Common Advice to Avoid

  • Empty marketing suggestions. This goes for social media in particular. Because it’s just, “Be on Twitter, be on Facebook, be on Instagram, be on Pinterest.” But there’s no plan, no strategy, no objectives. You end up with a tremendous amount of wasted time and very poor messaging. 

  • Being told, “ You need to do everything possible.” I see many businesses trying to do too many things and not focusing on the one or two things that are really going to propel them forward. A good mentor or advisor would tell you, “Hey, that one thing that you’re really, really good at? Go for that. As you’re building customers or clients, then you can grow from there.” 

  • Every idea that overcomplicates things. When I ask clients to articulate what their marketing strategy is, they freeze. And I say, “Well, isn’t it brand awareness and customer acquisition? Isn’t it that simple?” And they’re like, “Oh, I didn’t think that’s what you were going for.” It really is that simple. But we get all wrapped up in stuff, and sometimes we’re led to believe that things are more complicated than they have to be.

 

The ROI on Mentorship 

  • Mentors are accelerators. I can give you a list of 20 different individuals who have been mentored, by me or someone else, and more rapidly achieved their goals because of it. I need to develop financial acumen? How about I have coffee with a financial analyst who can help me sort through the difference between a profit-and-loss statement and a cash flow statement. Simple as that.

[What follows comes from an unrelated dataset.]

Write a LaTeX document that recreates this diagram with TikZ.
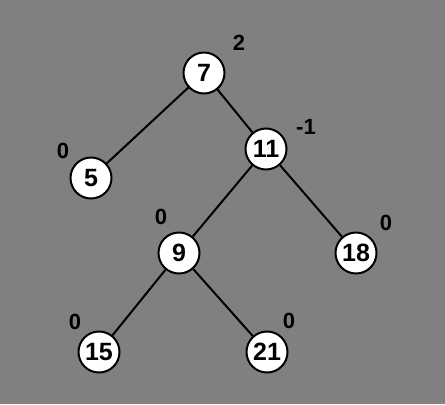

  • You don’t know what you don’t know. For small businesses in particular, you’re wearing many, many hats, and you might wear a couple of them very well. But rarely is there an individual that can wear the legal hat, the finance hat, the HR hat, the product hat, the marketing hat, etc. And if you’re self-aware enough to know you can’t do all of those things, how do you become stronger? You surround yourself with people who can. But it starts with that awareness that you can’t do it all. And sometimes you need an objective, independent third-party perspective to see that, because you’re not carving out time to lift your head up enough and look around you. So a mentor can say, hey, here’s something that you may not even realize you’re doing. 

  • Failing to plan is planning to fail. That’s an adage you may have heard a lot in business. And while mentorship is just a cog, it is part of the plan. It’s going to help you be a little more thoughtful and a little more planful, and it’ll force you to look up every now and again and not miss something big.

 

In the end, the guidance of a good mentor or two can be crucial for developing those critical success skills—and helping you navigate all the advice you’re going to get, good and bad.